According to Ars Technica, VoIP.ms is requiring visitors to solve captchas before allowing them to access the site. After completing the captcha challenge, the VoIP.ms website currently displays the message: “A Distributed Denial of Service (DDoS) attack continues to be targeted at our Websites and POP servers. Our team is deploying continuous efforts to stop this however the service is being intermittently affected.”

In a Facebook post on Wednesday, the company said: “We have not stopped on all duties required to have our website and voice servers safe from the attack that has been directed to us, we have all the team, plus professional help working minute by minute on controlling the issues and having all crucial services going as expected, Please stay tuned, thanks.”

SEE: Half of businesses can’t spot these signs of insider cybersecurity threats

BleepingComputer reported that the attackers have asked for one bitcoin, worth around $45,000 today, to stop the DDoS attacks.

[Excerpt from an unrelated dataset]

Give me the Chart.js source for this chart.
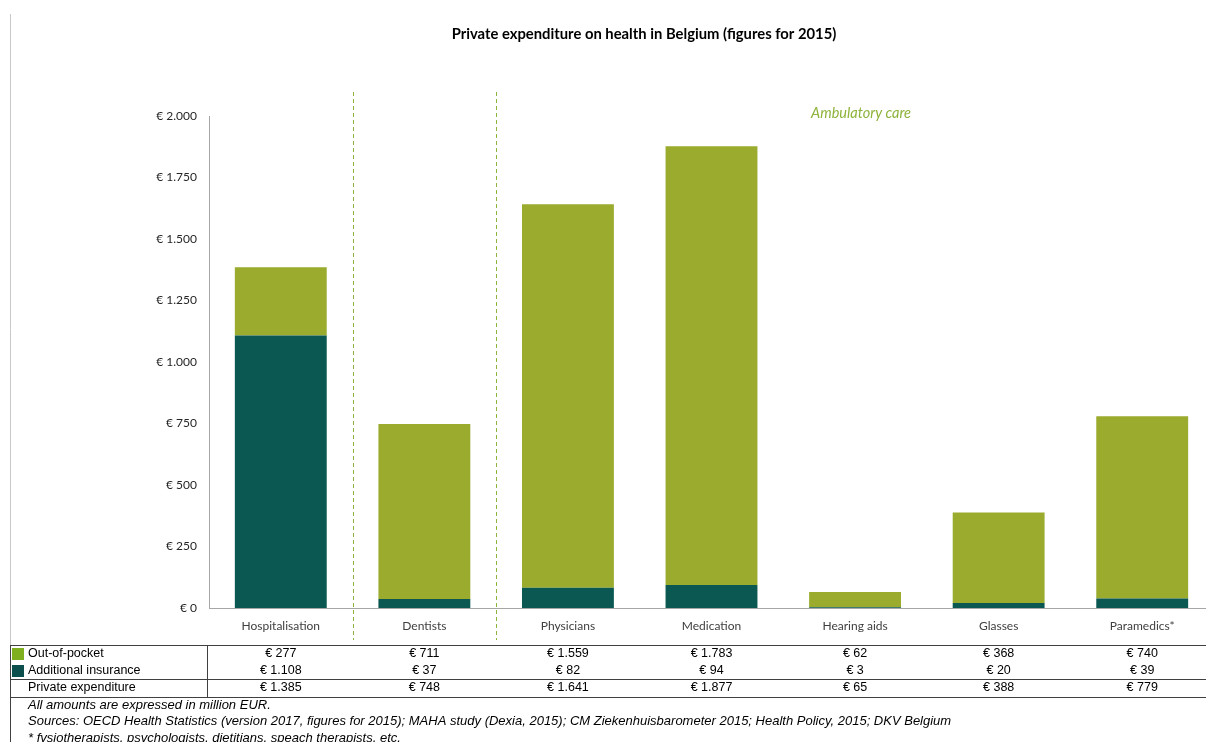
<!DOCTYPE html>
<html>
<head>
<meta charset="utf-8">
<script src="https://cdn.jsdelivr.net/npm/chart.js@4"></script>
<style>
  html, body { margin: 0; padding: 0; background: #fff; overflow: hidden; }
  #wrap { position: relative; width: 1206px; height: 742px; overflow: hidden; }
  canvas { position: absolute; left: 0; top: 0; }
</style>
</head>
<body>
<div id="wrap"><canvas id="chart" width="1214" height="742"></canvas></div>
<script>
// data (million EUR, 2015)
const categories = ['Hospitalisation', 'Dentists', 'Physicians', 'Medication', 'Hearing aids', 'Glasses', 'Paramedics*'];
const outOfPocket = [277, 711, 1559, 1783, 62, 368, 740];
const additionalInsurance = [1108, 37, 82, 94, 3, 20, 39];
const privateExpenditure = [1385, 748, 1641, 1877, 65, 388, 779];
const seriesLabels = ['Out-of-pocket', 'Additional insurance', 'Private expenditure'];
const yMax = 2000;
const yStep = 250;

const chartTitle = 'Private expenditure on health in Belgium (figures for 2015)';
const sectionLabel = 'Ambulatory care';
const footnotes = [
  'All amounts are expressed in million EUR.',
  'Sources: OECD Health Statistics (version 2017, figures for 2015); MAHA study (Dexia, 2015); CM Ziekenhuisbarometer 2015; Health Policy, 2015; DKV Belgium',
  '* fysiotherapists, psychologists, dietitians, speach therapists, etc.'
];

const GREEN = '#9aab2d';
const TEAL = '#0b5852';
const KEY_GREEN = '#7fae1f';
const KEY_TEAL = '#0d4f4c';
const LINE_GREEN = '#8db33a';
const CHART_FONT = 'Lato, "Open Sans", sans-serif';
const TABLE_FONT = '"Liberation Sans", Arial, sans-serif';

function euro(v) {
  return '€ ' + String(v).replace(/\B(?=(\d{3})+(?!\d))/g, '.');
}

const decorations = {
  id: 'decorations',
  afterDraw(chart) {
    const ctx = chart.ctx;
    const xs = chart.scales.x;
    ctx.save();

    // outer left border
    ctx.strokeStyle = '#c8c8c8';
    ctx.lineWidth = 1;
    ctx.beginPath();
    ctx.moveTo(10.5, 14);
    ctx.lineTo(10.5, 645);
    ctx.stroke();

    // title
    ctx.fillStyle = '#000';
    ctx.font = 'bold 14.8px ' + CHART_FONT;
    ctx.textAlign = 'center';
    ctx.textBaseline = 'middle';
    ctx.fillText(chartTitle, 644, 34);

    // dashed separators between hospital / dentists / ambulatory care
    ctx.strokeStyle = LINE_GREEN;
    ctx.setLineDash([4, 3]);
    [0, 1].forEach(i => {
      const x = Math.round((xs.getPixelForValue(i) + xs.getPixelForValue(i + 1)) / 2) + 0.5;
      ctx.beginPath();
      ctx.moveTo(x, 92);
      ctx.lineTo(x, 640);
      ctx.stroke();
    });
    ctx.setLineDash([]);

    ctx.fillStyle = LINE_GREEN;
    ctx.font = 'italic 14.5px ' + CHART_FONT;
    ctx.fillText(sectionLabel, xs.getPixelForValue(4) + 6, 113);

    // data table
    const right = 1206;
    ctx.strokeStyle = '#404040';
    ctx.lineWidth = 1;
    ctx.beginPath();
    ctx.moveTo(10, 645.5); ctx.lineTo(right, 645.5);
    ctx.moveTo(10, 679.5); ctx.lineTo(right, 679.5);
    ctx.moveTo(10, 697.5); ctx.lineTo(right, 697.5);
    ctx.moveTo(207.5, 645); ctx.lineTo(207.5, 697);
    ctx.moveTo(10.5, 645); ctx.lineTo(10.5, 742);
    ctx.stroke();

    const rows = [outOfPocket, additionalInsurance, privateExpenditure];
    const rowY = [654, 671, 688];
    const keys = [KEY_GREEN, KEY_TEAL, null];
    ctx.font = '12.5px ' + TABLE_FONT;
    rows.forEach((vals, r) => {
      if (keys[r]) {
        ctx.fillStyle = keys[r];
        ctx.fillRect(12, rowY[r] - 6, 12, 12);
      }
      ctx.fillStyle = '#000';
      ctx.textAlign = 'left';
      ctx.fillText(seriesLabels[r], 28, rowY[r]);
      ctx.textAlign = 'center';
      vals.forEach((v, i) => ctx.fillText(euro(v), xs.getPixelForValue(i), rowY[r]));
    });

    // footnotes
    ctx.font = 'italic 13px ' + TABLE_FONT;
    ctx.textAlign = 'left';
    footnotes.forEach((t, i) => ctx.fillText(t, 28, 705 + i * 16.5));

    ctx.restore();
  }
};

new Chart(document.getElementById('chart'), {
  type: 'bar',
  data: {
    labels: categories,
    datasets: [
      {
        label: seriesLabels[1],
        data: additionalInsurance,
        backgroundColor: TEAL,
        barPercentage: 0.64,
        categoryPercentage: 1,
      },
      {
        label: seriesLabels[0],
        data: outOfPocket,
        backgroundColor: GREEN,
        barPercentage: 0.64,
        categoryPercentage: 1,
      },
    ],
  },
  options: {
    responsive: false,
    animation: false,
    layout: { padding: { top: 116, right: 0, left: 0, bottom: 0 } },
    plugins: {
      legend: { display: false },
      title: { display: false },
      tooltip: { enabled: false },
    },
    scales: {
      x: {
        stacked: true,
        grid: { display: false, drawTicks: false },
        border: { display: true, color: '#a6a6a6', width: 1 },
        ticks: { color: '#404040', font: { family: CHART_FONT, size: 12 }, padding: 11, maxRotation: 0 },
        afterFit(scale) { scale.height = 134; },
      },
      y: {
        stacked: true,
        min: 0,
        max: yMax,
        grid: { display: false, drawTicks: false },
        border: { display: true, color: '#a6a6a6', width: 1 },
        ticks: {
          stepSize: yStep,
          color: '#262626',
          font: { family: CHART_FONT, size: 12 },
          padding: 12,
          callback: v => euro(v),
        },
        afterFit(scale) { scale.width = 209; },
      },
    },
  },
  plugins: [decorations],
});
</script>
</body>
</html>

Two UK VoIP companies suffered DDoS attacks earlier this month, as reported by The Register: UK-based Voip Unlimited said it was hit with a “colossal ransom demand” after the DDoS attack. 

Mark Pillow, MD of Voip Unlimited, told The Register that industry body UK Comms Council had reported that other companies had also been affected by DDoS attacks and ransoms from ‘REvil’. However, there is no way of knowing whether this is related to the prolific ransomware attack group of the same name.